Calls to GLC's own education law helpline have risen from 638 in 2011-12 to 1,159 after only 11 months of this financial year – and the vast majority have been related to ASN issues. The final figure is expected to reach up to 1,400 calls.
GLC's Iain Nisbet, head of education law at the centre, said that calls frequently came from parents or disability groups concerned that a service had been withdrawn after funding had disappeared or a staff member had been redeployed.
Calls covered the “full spectrum” of needs, he explained, and might mean that a child with a sensory impairment could not follow a teacher’s instructions, or that a student with complex medical needs would no longer have someone to assist with taking medicine. In one case he knew of, a child who required oxygen to be administered lost specialist support and subsequently missed two months of lessons, returning later only on a part-time basis.
“A child can end up missing months of school or there may be a requirement for the parent to come in and effectively do the job, which is not possible in every case,” Mr Nisbet said. Another common issue was insufficient support as disabled teenagers moved into adulthood, with some councils neglecting their duty to plan for that transition. “We get a lot of calls from people in May or June saying ‘My child’s leaving school in a month and we don’t know what they’re going on to’,” he said.

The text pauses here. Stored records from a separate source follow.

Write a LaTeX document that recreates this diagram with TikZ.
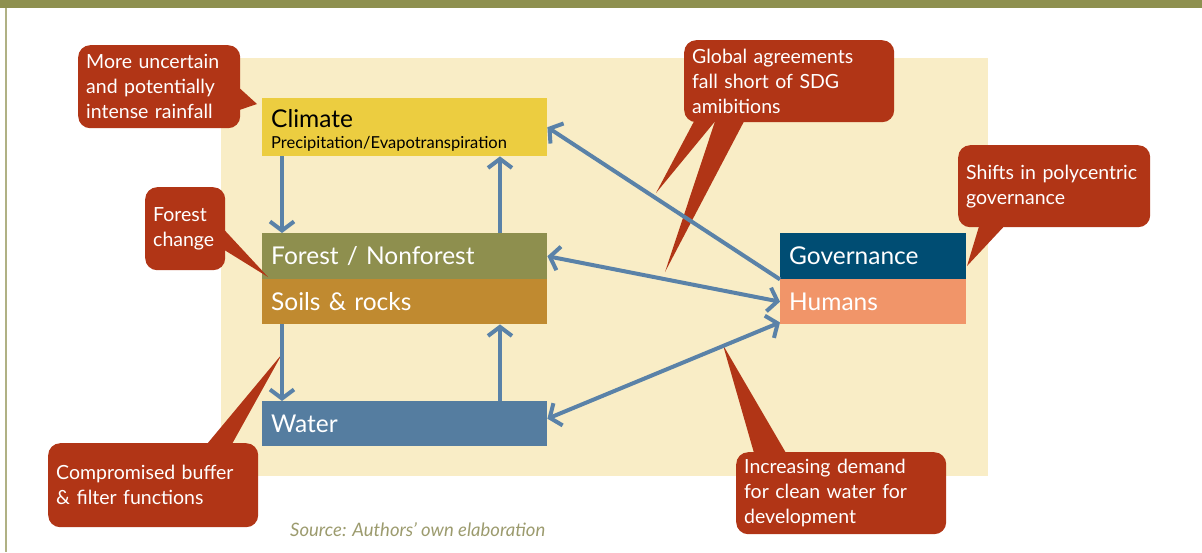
\documentclass[tikz,border=0pt]{standalone}
\usepackage{fontspec}
\setmainfont{Lato}
\usetikzlibrary{arrows.meta,calc}
\definecolor{olivebar}{HTML}{8E904F}
\definecolor{creambg}{HTML}{F9EDC6}
\definecolor{climyel}{HTML}{ECCD40}
\definecolor{forestgr}{HTML}{8E8F4E}
\definecolor{soilbr}{HTML}{C08A30}
\definecolor{waterbl}{HTML}{557DA0}
\definecolor{govblue}{HTML}{004D73}
\definecolor{humsalm}{HTML}{F19569}
\definecolor{flowblue}{HTML}{5A82A8}
\definecolor{callred}{HTML}{B13516}
\definecolor{srcolive}{HTML}{9C9B6E}

\begin{document}
\begin{tikzpicture}[x=1pt, y=-1pt,
  box/.style={anchor=north west, inner xsep=9pt, inner ysep=0pt, align=left, text=white, font=\fontsize{24.5}{28}\selectfont},
  callout/.style={anchor=north west, fill=callred, rounded corners=12pt, inner xsep=8pt, inner ysep=0pt, align=left, text=white, font=\fontsize{19.5}{25}\selectfont},
  flow/.style={draw=flowblue, line width=4pt, -{Straight Barb[length=9pt,width=24pt]}},
  twoway/.style={flow, {Straight Barb[length=9pt,width=24pt]}-{Straight Barb[length=9pt,width=24pt]}}]
\useasboundingbox (0,0) rectangle (1202,552);
\fill[olivebar] (0,0) rectangle (1202,8); % top bar
\draw[olivebar!70, line width=1.5pt] (6,8) -- (6,552); % left rule
\fill[creambg] (221,58) rectangle (988,476); % background

% boxes
\node[box, fill=climyel, text=black, text width=267pt, minimum height=58pt] (clim) at (262,98) {\fontsize{24.5}{24}\selectfont\rule{0pt}{25pt}Climate\\[-7pt]\fontsize{16.5}{18}\selectfont Precipitation/Evapotranspiration};
\node[box, fill=forestgr, text width=267pt, minimum height=46pt] (forest) at (262,233) {Forest / Nonforest};
\node[box, fill=soilbr, text width=267pt, minimum height=45pt] (soil) at (262,279) {Soils \& rocks};
\node[box, fill=waterbl, text width=267pt, minimum height=45pt] (water) at (262,401) {Water};
\node[box, fill=govblue, text width=168pt, minimum height=46pt] (gov) at (780,233) {Governance};
\node[box, fill=humsalm, text width=168pt, minimum height=45pt] (hum) at (780,279) {Humans};

% callouts
\coordinate (rainTip) at (257,104);
\coordinate (fchgTip) at (268,277);
\coordinate (globTipA) at (656,193);
\coordinate (globTipB) at (665,272);
\coordinate (shiftTip) at (967,266);
\coordinate (buffTip) at (282,354);
\coordinate (demTip) at (723,345);
\node[callout, text width=146pt, minimum height=83pt] (rain) at (78,45) {More uncertain\\and potentially\\intense rainfall};
\fill[callred] ([xshift=-1pt,yshift=-43pt]rain.north east) -- (rainTip) -- ([xshift=-1pt,yshift=-65pt]rain.north east) -- cycle;
\node[callout, text width=64pt, minimum height=83pt] (fchg) at (145,187) {Forest\\change};
\fill[callred] ([xshift=-1pt,yshift=-43pt]fchg.north east) -- (fchgTip) -- ([xshift=-1pt,yshift=-63pt]fchg.north east) -- cycle;
\node[callout, text width=194pt, minimum height=82pt] (glob) at (684,40) {Global agreements\\fall short of SDG\\amibitions};
\fill[callred] ([xshift=10pt,yshift=1pt]glob.south west) -- (globTipA) -- ([xshift=31pt,yshift=1pt]glob.south west) -- cycle;
\fill[callred] ([xshift=31pt,yshift=1pt]glob.south west) -- (globTipB) -- ([xshift=60pt,yshift=1pt]glob.south west) -- cycle;
\node[callout, text width=176pt, minimum height=82pt] (shift) at (958,145) {Shifts in polycentric\\governance};
\fill[callred] ([xshift=21pt,yshift=1pt]shift.south west) -- (shiftTip) -- ([xshift=46pt,yshift=1pt]shift.south west) -- cycle;
\node[callout, text width=194pt, minimum height=84pt] (buff) at (48,443) {Compromised buffer\\\& filter functions};
\fill[callred] ([xshift=159pt,yshift=-1pt]buff.north west) -- (buffTip) -- ([xshift=184pt,yshift=-1pt]buff.north west) -- cycle;
\node[callout, text width=194pt, minimum height=82pt] (dem) at (736,452) {Increasing demand\\for clean water for\\development};
\fill[callred] ([xshift=18pt,yshift=-1pt]dem.north west) -- (demTip) -- ([xshift=50pt,yshift=-1pt]dem.north west) -- cycle;

% arrows
\draw[flow] ([xshift=20pt]clim.south west) -- ([xshift=20pt]forest.north west); % climate to forest
\draw[flow] ([xshift=238pt]forest.north west) -- ([xshift=238pt]clim.south west); % forest to climate
\draw[flow] ([xshift=20pt]soil.south west) -- ([xshift=20pt]water.north west); % soils to water
\draw[flow] ([xshift=238pt]water.north west) -- ([xshift=238pt]soil.south west); % water to soils
\draw[flow] (gov.south west) -- (clim.east); % governance to climate
\draw[twoway] (forest.east) -- (hum.west); % forest and humans
\draw[twoway] ([yshift=5pt]water.east) -- ([yshift=2pt]hum.south west); % water and humans

\node[anchor=west, inner sep=0pt, text=srcolive, font=\fontsize{18.5}{20}\selectfont\itshape] (src) at (290,530) {Source: Authors’ own elaboration};
\end{tikzpicture}
\end{document}
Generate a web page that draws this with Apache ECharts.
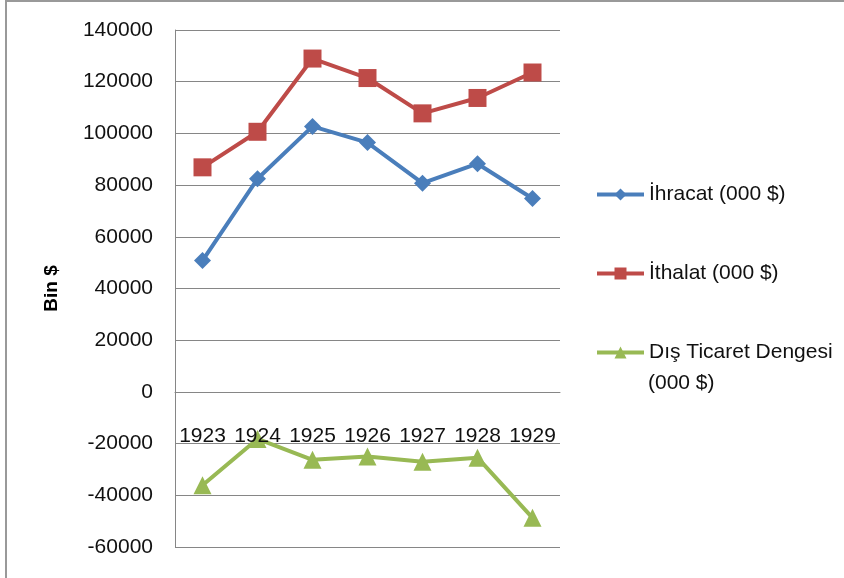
<!DOCTYPE html>
<html>
<head>
<meta charset="utf-8">
<script src="https://cdn.jsdelivr.net/npm/echarts@6/dist/echarts.min.js"></script>
<style>
  html, body { margin: 0; padding: 0; background: #fff; }
  #frame {
    position: absolute; left: 5px; top: 0;
    width: 900px; height: 620px;
    border: 2px solid #999;
    box-sizing: border-box;
  }
  #chart { position: absolute; left: 0; top: 0; width: 844px; height: 578px; }
</style>
</head>
<body>
<div id="frame"></div>
<div id="chart"></div>
<script>
const years = ['1923', '1924', '1925', '1926', '1927', '1928', '1929']
const exports = [50790, 82435, 102700, 96437, 80749, 88278, 74827]
const imports = [86872, 100625, 128953, 121411, 107752, 113710, 123558]
const balance = [-36082, -18190, -26253, -24974, -27003, -25432, -48731]

const seriesNames = ['İhracat (000 $)', 'İthalat (000 $)', 'Dış Ticaret Dengesi (000 $)']
const colors = ['#4a7ebb', '#be4b48', '#98b954']
const symbols = ['diamond', 'rect', 'triangle']

const font = '"Liberation Sans", Arial, sans-serif'

const chart = echarts.init(document.getElementById('chart'))

const makeSeries = (idx, data) => ({
  name: seriesNames[idx],
  type: 'line',
  data: data,
  symbol: symbols[idx],
  symbolSize: idx === 0 ? 17 : 18,
  lineStyle: { width: 4, color: colors[idx] },
  itemStyle: { color: colors[idx] },
  animation: false
})

chart.setOption({
  animation: false,
  textStyle: { fontFamily: font },
  grid: { left: 175, right: 284, top: 30, bottom: 31, containLabel: false, outerBoundsMode: 'none' },
  legend: {
    orient: 'vertical',
    left: 590,
    top: 179,
    itemGap: 58,
    itemWidth: 47,
    itemHeight: 15,
    lineStyle: { width: 4 },
    textStyle: { fontSize: 21, color: '#111', fontFamily: font },
    // long name wraps: second part drawn below as graphic text
    formatter: name => name.replace(' (000 $)', name.length > 20 ? '' : ' (000 $)'),
    data: seriesNames
  },
  graphic: [{
    type: 'text',
    left: 648,
    top: 373,
    style: { text: '(000 $)', fontSize: 21, fill: '#111', fontFamily: font }
  }],
  xAxis: {
    type: 'category',
    data: years,
    boundaryGap: true,
    offset: -155,
    z: 5,
    axisLine: { onZero: false, lineStyle: { color: '#868686', width: 1 } },
    axisTick: { show: false },
    axisLabel: { fontSize: 21, color: '#111', margin: 34, interval: 0, fontFamily: font }
  },
  yAxis: {
    type: 'value',
    min: -60000,
    max: 140000,
    interval: 20000,
    name: 'Bin $',
    nameLocation: 'middle',
    nameGap: 114,
    nameTextStyle: { fontSize: 19, fontWeight: 'bold', color: '#000', fontFamily: font },
    axisLine: { show: true, lineStyle: { color: '#868686', width: 1 } },
    axisTick: { show: false },
    axisLabel: { fontSize: 21, color: '#111', margin: 22, fontFamily: font, formatter: v => String(v) },
    splitLine: { lineStyle: { color: '#868686', width: 1 } }
  },
  series: [
    makeSeries(0, exports),
    makeSeries(1, imports),
    makeSeries(2, balance)
  ]
})
</script>
</body>
</html>
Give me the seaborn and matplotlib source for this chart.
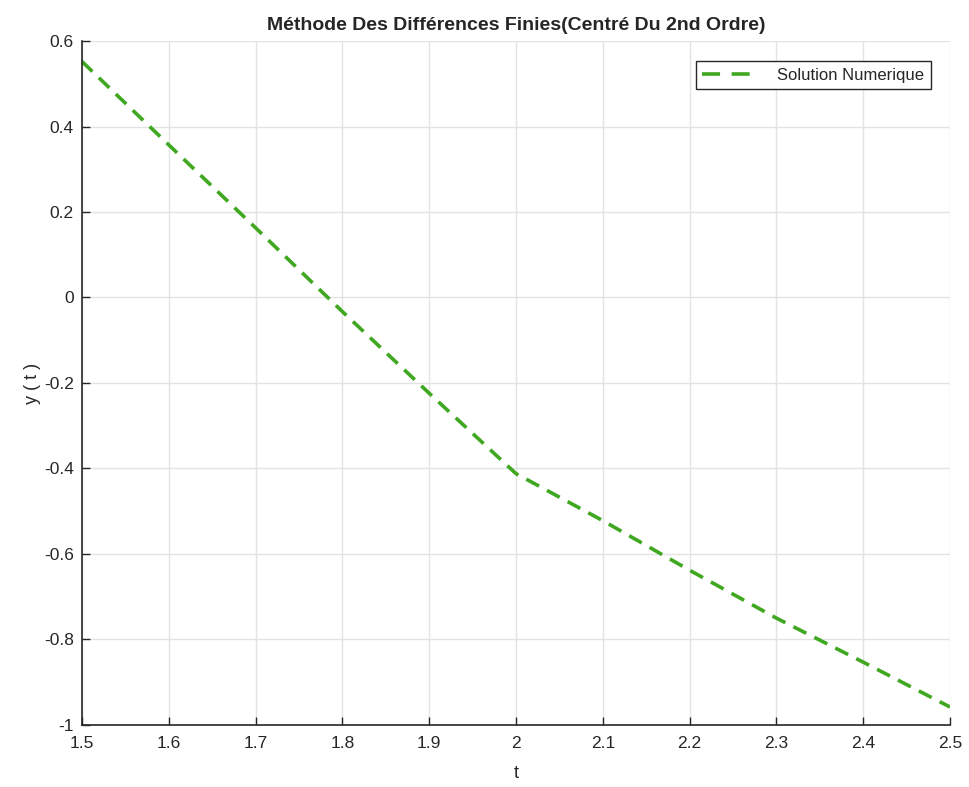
import pandas as pd
import matplotlib.pyplot as plt
import seaborn as sns

# valeurs
t = [1.5, 1.6, 1.7, 1.8, 1.9, 2.0, 2.1, 2.2, 2.3, 2.4, 2.5]
y = [0.552, 0.357, 0.163, -0.033, -0.224, -0.412, -0.522, -0.638, -0.75, -0.853, -0.958]
xticks = [1.5, 1.6, 1.7, 1.8, 1.9, 2.0, 2.1, 2.2, 2.3, 2.4, 2.5]
xticklabels = ["1.5", "1.6", "1.7", "1.8", "1.9", "2", "2.1", "2.2", "2.3", "2.4", "2.5"]
yticks = [-1, -0.8, -0.6, -0.4, -0.2, 0, 0.2, 0.4, 0.6]
yticklabels = ["-1", "-0.8", "-0.6", "-0.4", "-0.2", "0", "0.2", "0.4", "0.6"]

df = pd.DataFrame({"t": t, "y": y})

sns.set_style("whitegrid")
plt.rcParams["font.family"] = ["Liberation Sans", "DejaVu Sans"]

fig = plt.figure(figsize=(9.69, 7.87), dpi=100)
ax = fig.add_axes([0.0846, 0.0788, 0.8958, 0.8691])

dash = (0, (4, 2.5))
sns.lineplot(data=df, x="t", y="y", ax=ax, color="#3fa820", linewidth=2.6,
             linestyle=dash, label="Solution Numerique")

ax.set_xlim(1.5, 2.5)
ax.set_ylim(-1, 0.6)
ax.set_xticks(xticks)
ax.set_xticklabels(xticklabels)
ax.set_yticks(yticks)
ax.set_yticklabels(yticklabels)
ax.grid(True, color="#e3e3e3", linewidth=1)
for side in ["top", "right"]:
    ax.spines[side].set_visible(False)
for side in ["left", "bottom"]:
    ax.spines[side].set_color("#262626")
    ax.spines[side].set_linewidth(1.2)
ax.tick_params(direction="in", length=6, width=1, colors="#262626",
               labelsize=12.5, pad=6, bottom=True, left=True)
ax.tick_params(axis="x", pad=8)

ax.set_xlabel("t", fontsize=13, color="#262626", labelpad=10)
ax.set_ylabel("y ( t )", fontsize=13, color="#262626", labelpad=2)
ax.set_title("Méthode Des Différences Finies(Centré Du 2nd Ordre)",
             fontsize=14, fontweight="bold", pad=8)

leg = ax.legend(loc="upper right", bbox_to_anchor=(0.978, 0.971), borderaxespad=0,
                fontsize=12, fancybox=False, framealpha=1, borderpad=0.4,
                handlelength=3.3, handletextpad=1.2)
leg.get_frame().set_edgecolor("#262626")
leg.get_frame().set_linewidth(1)
for h in leg.get_lines():
    h.set_linestyle((0, (5, 3.2)))

fig.savefig("out.png", dpi=100)
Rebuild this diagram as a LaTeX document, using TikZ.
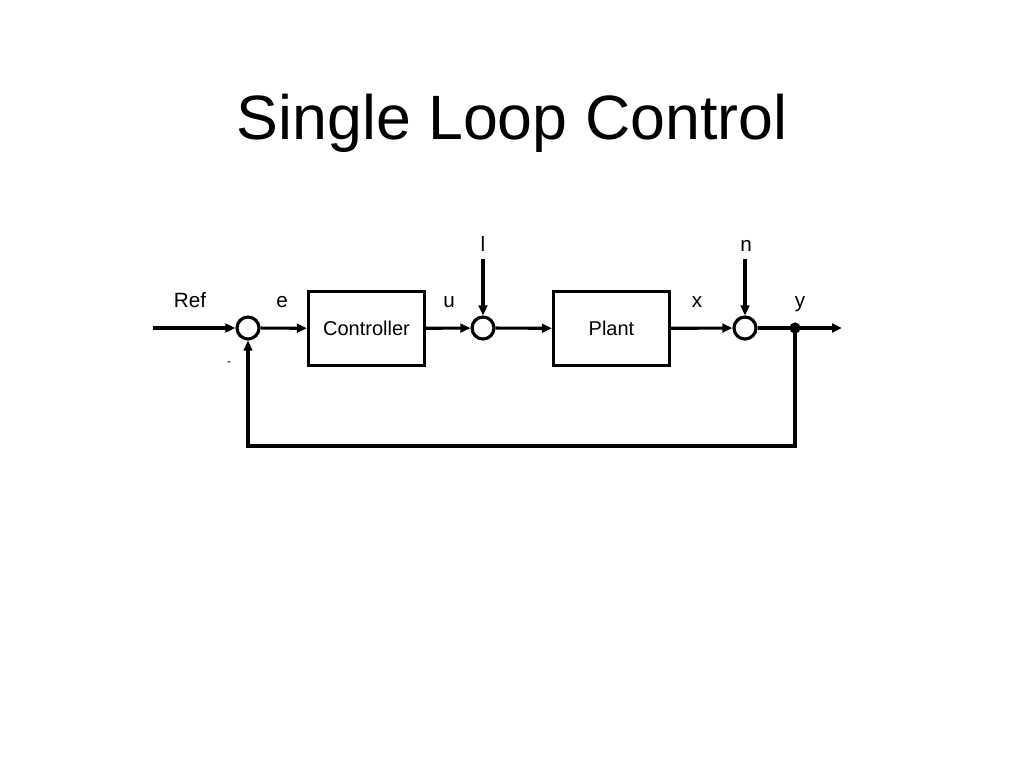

The new service’s recruits include Glasgow’s former head of special educational needs, Margaret Orr. It is now seeking volunteer advocates, including teachers, to deal with demand. But Mr Nisbet stressed that there were “plenty of examples of good practice” around ASN education in Scotland. “Certainly, we’re not saying that the system is universally bad,” he said.
Dave Hayhurst from Tain, in Highland, went to Govan Law Centre when he and his wife were unable to get their severely disabled son, Alfie-Ray, into what they believed was the best school for him. Alfie-Ray, 6, has autism, sensory processing disorder, attention deficit hyperactivity disorder and is almost entirely non-verbal. His parents were told just before Christmas that no space was available at the school, but in late February a place materialised after the centre intervened.
“We would fight to the death for our son, but other parents, like single parents, don’t have the time or the energy to get into a battle – I feel very sorry for them,” Mr Hayhurst said.